Bin Laden bookshelf – a quick look – portions already released in 2012
The release of “Bin Laden’s Bookshelf” by the Office of the Director of National Intelligence (DNI) has refocused interest on the additional details regarding the operations and mindset of the Al Qaeda “mastermind”. The content was found during the 2011 Navy SEAL team raid of Bin Laden’s compound in Abbottabad, Pakistan. Portions had already been released to the public in 2012 through the Combating Terrorism Center at West Point (CTC)..
This declassified/released material is described by the DNI as “a sizeable tranche of documents”. Some former U.S. government officials are hitting the talk shows saying it is only a very small portion of the documents seized – estimates of 6,000+ – others have implied far larger numbers.
Most of the initial media coverage has been focusing on the books, magazines and periodicals found – many indicating Bin Laden had sights set on western interests in the U.S., France and Germany. Not really news there.
A bit more telling are all the letters and notes. They provide unique background to Al Qaeda operations along with some insight into Bin Laden’s family relationships. These will be subject to the scrutiny of third parties to verify or challenge the English translations.
A few points of interest:
- Bin Laden remained fixated on engaging American interests and Al Qaeda had a dedicated section (external operations) to organize and execute operations against western interests. There were several references to an Al Qaeda spy network within the U.S..
- Al Qaida members from western countries, such as German Bekkay Harrach (Al Hafidh Abu Talha al Almani) were highly regarded for western recruiting operations and training. (note: It was reported that Harrach was killed in 2010 by a U.S. drone strike.)
- Bin Laden heavily monitored information released by the CTC.
- Relations with the Muslim Brotherhood were lukewarm at best. Al Qaeda leader Ayman al-Zawahiri has been reported as being a Muslim Brotherhood member in his youth – claiming to abandon it later on. He uses several aliases and may be the “Abu Muhammad” Bin Laden writes about in this letter (date unknown – most likely late 2010/early 2011):
History taught us that the people in revolt will change the existing situation, and we at the moment should exert our efforts to guide them and to prevent their being represented by the half-solution people such as (TN: the Muslim) Brotherhood, and we hope that the next stage will be the reinstating of the rule of the Caliphate. As to the Muslim Brotherhood, we note that the young generation’s adhering to true Islam is a matter of time, as can be noticed by the Internet reply of Shaykh ((Abu Muhammad)) who is a Brotherhood member, in which he said that within the Muslim Brotherhood there are factions who now adhere to true Islam, and there is also a powerful Salafist faction within the Brotherhood.
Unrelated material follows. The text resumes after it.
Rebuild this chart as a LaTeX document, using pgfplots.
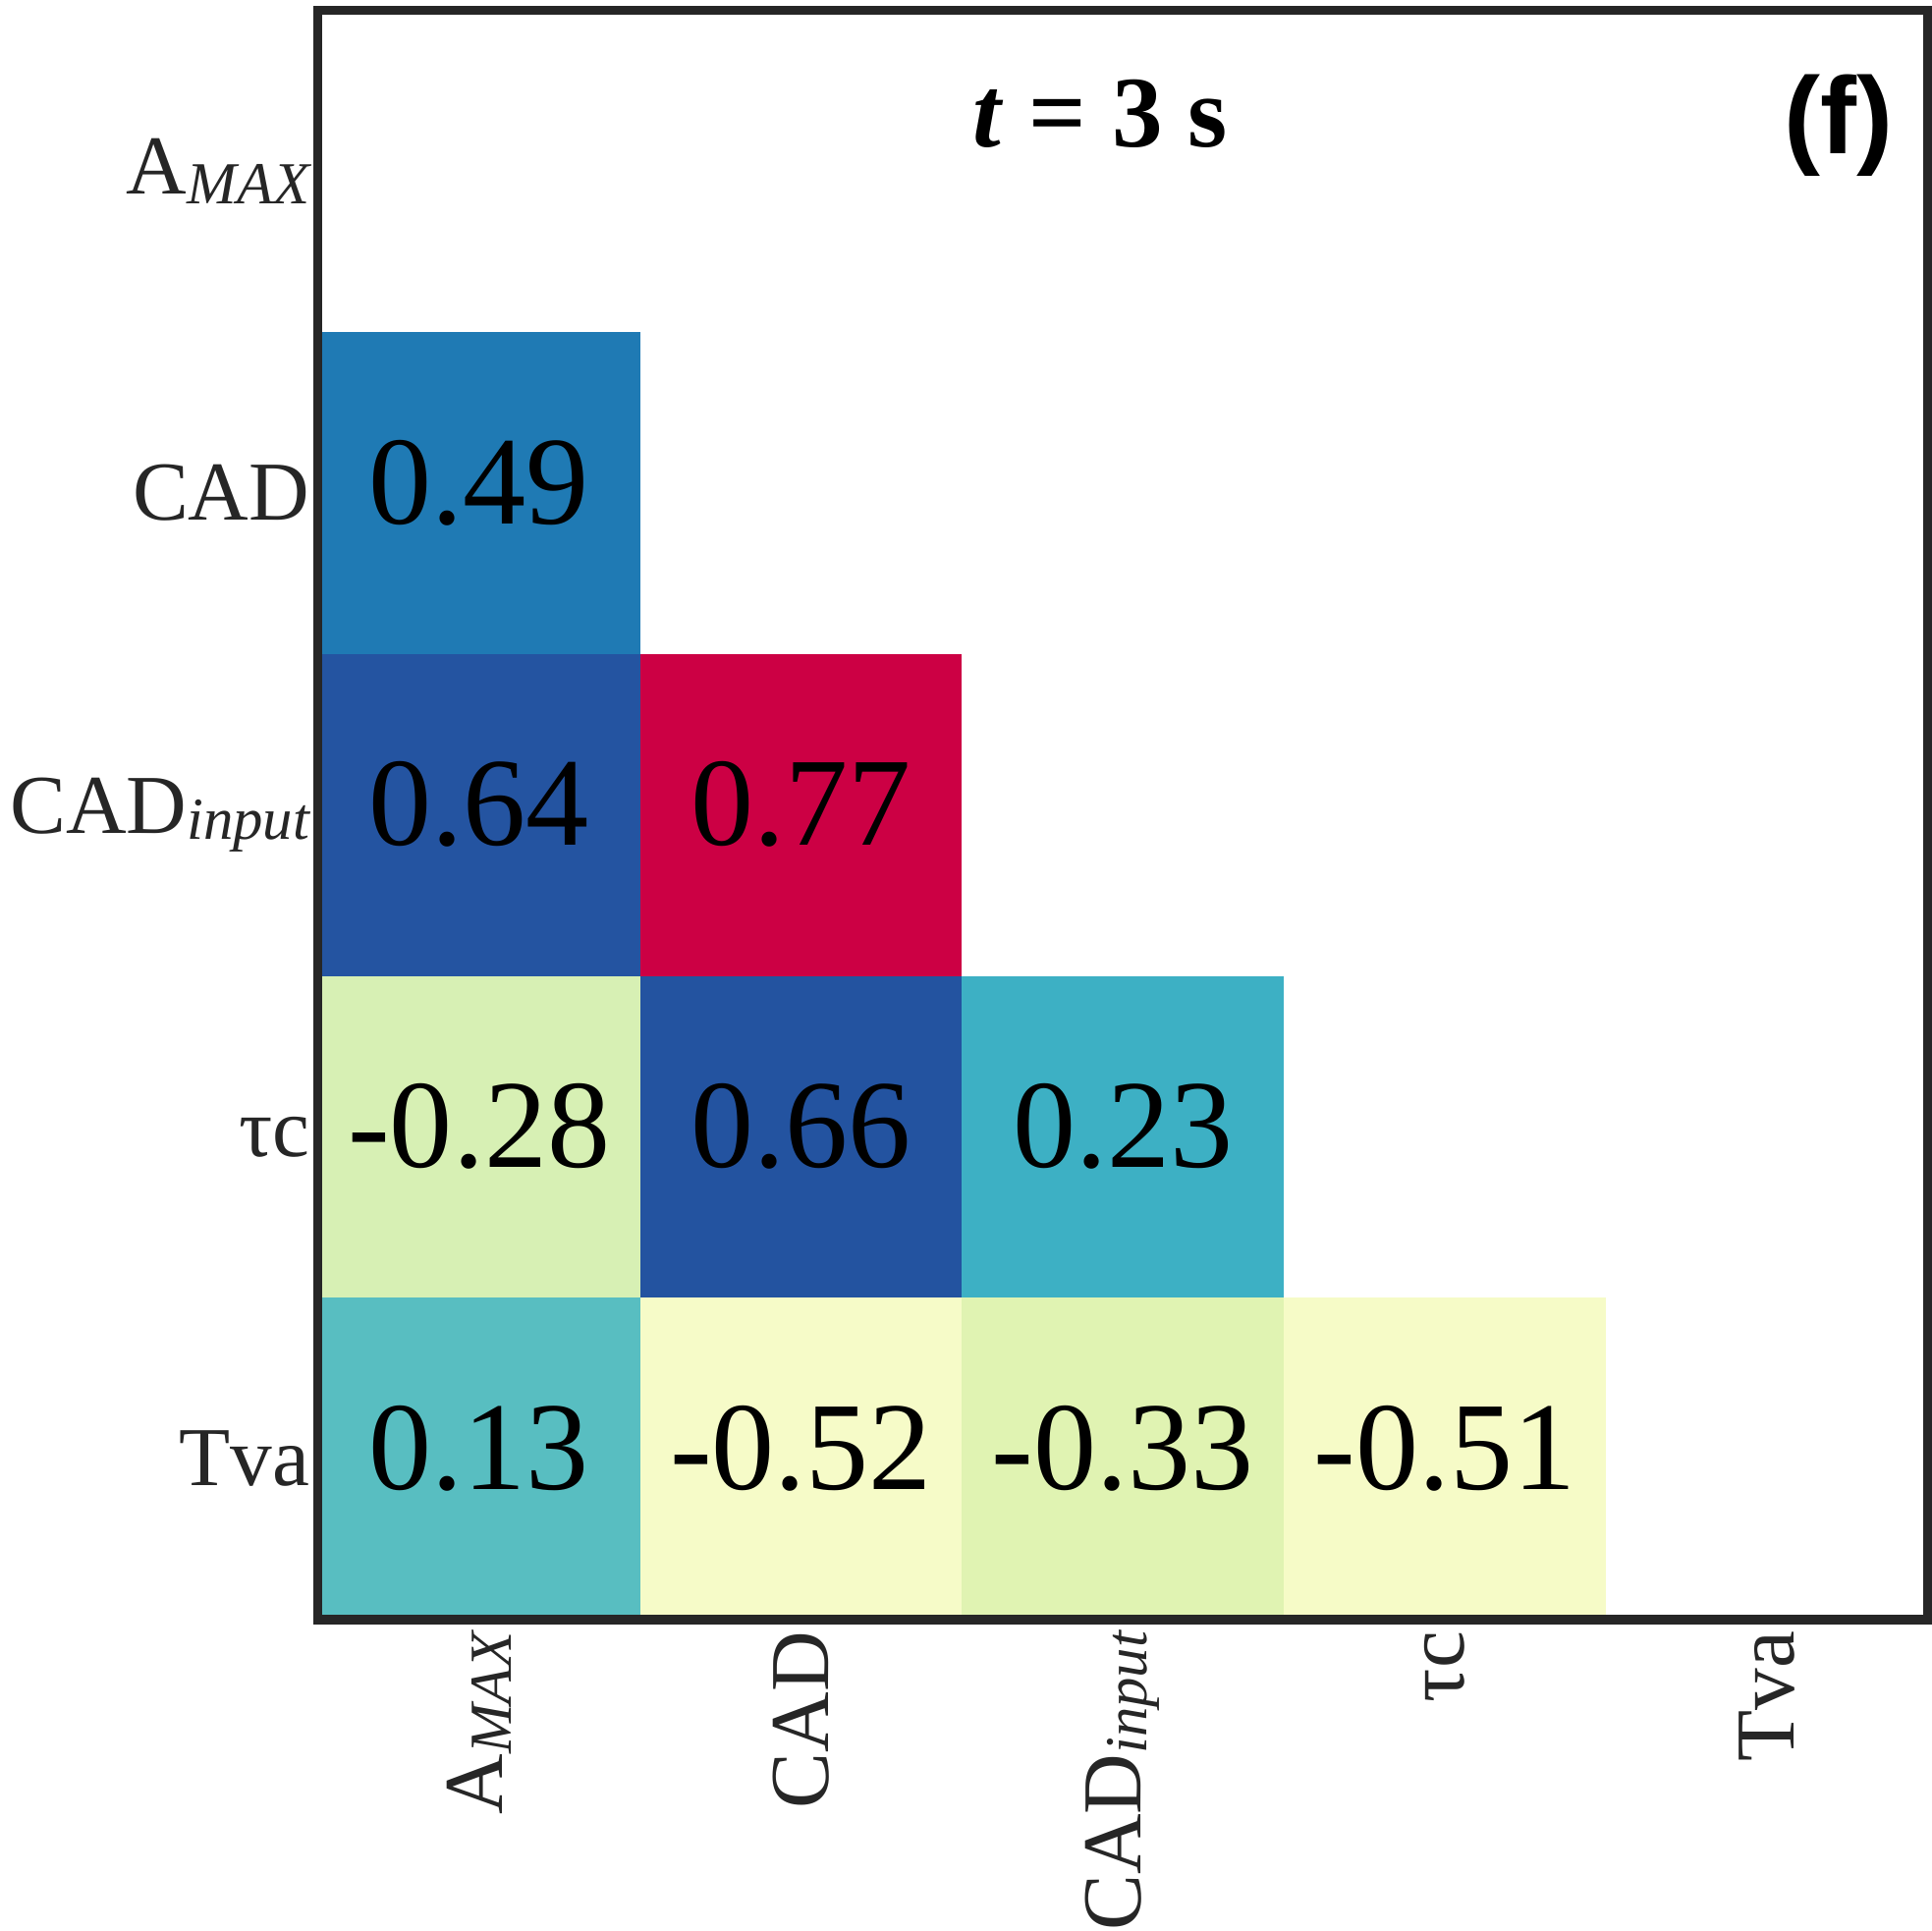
\documentclass[border=0pt]{standalone}
\usepackage{fontspec}
\setmainfont{Liberation Serif}
\newfontfamily\arialfont{Liberation Sans}
\usepackage{pgfplots}
\pgfplotsset{compat=1.18}

\definecolor{cA}{HTML}{1F7AB4}
\definecolor{cB}{HTML}{2454A1}
\definecolor{cC}{HTML}{CC0044}
\definecolor{cD}{HTML}{D7F0B4}
\definecolor{cE}{HTML}{2353A0}
\definecolor{cF}{HTML}{3DB0C4}
\definecolor{cG}{HTML}{58BEC1}
\definecolor{cH}{HTML}{F6FBC8}
\definecolor{cI}{HTML}{E0F3B2}
\definecolor{cJ}{HTML}{F6FBC7}
\definecolor{framec}{HTML}{262626}

\newcommand{\lbl}{\fontsize{21.5}{24}\selectfont}
\newcommand{\Amax}{A\raisebox{-2.4pt}{\fontsize{15.3}{16}\selectfont\itshape MAX}}
\newcommand{\CADin}{CAD\raisebox{-1.5pt}{\fontsize{15.3}{16}\selectfont\itshape input}}

\pgfplotstableread{
x y label
0 1 0.49
0 2 0.64
1 2 0.77
0 3 -0.28
1 3 0.66
2 3 0.23
0 4 0.13
1 4 -0.52
2 4 -0.33
3 4 -0.51
}\corr

\begin{document}
\begin{tikzpicture}
\begin{axis}[
  width=413pt, height=413pt, scale only axis,
  xmin=-0.5, xmax=4.5, ymin=-0.5, ymax=4.5, y dir=reverse,
  axis on top,
  axis line style={color=framec, line width=2.3pt},
  xtick={0,1,2,3,4}, ytick={0,1,2,3,4},
  xticklabels={\Amax, CAD, \CADin, τc, Tva},
  yticklabels={\Amax, CAD, \CADin, τc, Tva},
  major tick length=0pt,
  tick label style={font=\lbl, text=framec},
  xticklabel style={rotate=90, anchor=east, inner sep=0pt},
  yticklabel style={anchor=east, inner sep=0pt},
  xticklabel shift=2.8pt,
  yticklabel shift=2.0pt,
  clip=false,
]
\addplot[fill=cA, draw=none] coordinates {(-0.5,0.5) (0.5,0.5) (0.5,1.5) (-0.5,1.5)} -- cycle;
\addplot[fill=cB, draw=none] coordinates {(-0.5,1.5) (0.5,1.5) (0.5,2.5) (-0.5,2.5)} -- cycle;
\addplot[fill=cC, draw=none] coordinates {(0.5,1.5) (1.5,1.5) (1.5,2.5) (0.5,2.5)} -- cycle;
\addplot[fill=cD, draw=none] coordinates {(-0.5,2.5) (0.5,2.5) (0.5,3.5) (-0.5,3.5)} -- cycle;
\addplot[fill=cE, draw=none] coordinates {(0.5,2.5) (1.5,2.5) (1.5,3.5) (0.5,3.5)} -- cycle;
\addplot[fill=cF, draw=none] coordinates {(1.5,2.5) (2.5,2.5) (2.5,3.5) (1.5,3.5)} -- cycle;
\addplot[fill=cG, draw=none] coordinates {(-0.5,3.5) (0.5,3.5) (0.5,4.5) (-0.5,4.5)} -- cycle;
\addplot[fill=cH, draw=none] coordinates {(0.5,3.5) (1.5,3.5) (1.5,4.5) (0.5,4.5)} -- cycle;
\addplot[fill=cI, draw=none] coordinates {(1.5,3.5) (2.5,3.5) (2.5,4.5) (1.5,4.5)} -- cycle;
\addplot[fill=cJ, draw=none] coordinates {(2.5,3.5) (3.5,3.5) (3.5,4.5) (2.5,4.5)} -- cycle;

\addplot[draw=none, mark=none, nodes near coords, point meta=explicit symbolic,
  nodes near coords style={anchor=center, inner sep=0pt, text=black,
    font=\fontsize{32.3}{34}\selectfont, yshift=2.7pt}]
  table[x=x, y=y, meta=label] {\corr};

\node[anchor=base, font=\fontsize{26}{30}\selectfont\bfseries] at (axis cs:1.93,-0.076) {\textit{t} = 3 s};
\node[anchor=base east, inner sep=0pt, font=\arialfont\fontsize{28}{30}\selectfont\bfseries] at (axis cs:4.396,-0.055) {(f)};
\end{axis}
\path ([xshift=-2.6pt]current bounding box.west) -- (current bounding box.center);
\path ([yshift=1.5pt]current bounding box.north) -- (current bounding box.center);
\end{tikzpicture}
\end{document}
- as with ISIS, focus on establishing an Islamic Caliphate was the priority and end goal.
- the “Arab Spring” uprisings were not viewed as wins for democracy. Bin Laden wrote that it would, “free the Muslim land from American hegemony” by toppling “tyrants”. As country leaders were removed, Al Qaeda operatives would guide a move towards the formation of an Islamic state.
- Bin Laden was critical of Al Qaeda activity that would harm other Muslims. This was conveyed in instructions regarding actions in Somolia, Afghanistan and Pakistan.
- Somali pirate actions were apparently Al Qaeda directed for funding, but the connection was not to be publicized:
We hope that you will send a letter to the brothers in Somalia to have them avoid declaring their solidarity with the al-Qa’ida, and to give their full attention to collecting ransommoney and hijack ships.
- Security was a major concern. Operations used compartmentalization as a safeguard. Bin Laden realized that computers and electronic communications were a major risk and he preferred to use couriers for high-level communications. He wrote:
With respect to the communication over the internet, we have no objection in communication of general messages. However, even with what the brothers had mentioned regarding al-Asrar al-Mujahidin program, the secrecy of the external work does not allow its use. I recommend confirming with the interested brothers that the external work would only be through the trusted messengers.
- Bin Laden believed classified Department of Defense information leaked through the website Wikileaks would provide Al Qaeda with important insight regarding U.S. combat strategy.
- Al Qaeda relations with Iran appeared to be conflicting. There are some indications of cooperation, but some letters include accounts of members being detained.
Nothing very revealing considering what the CTC released three years ago.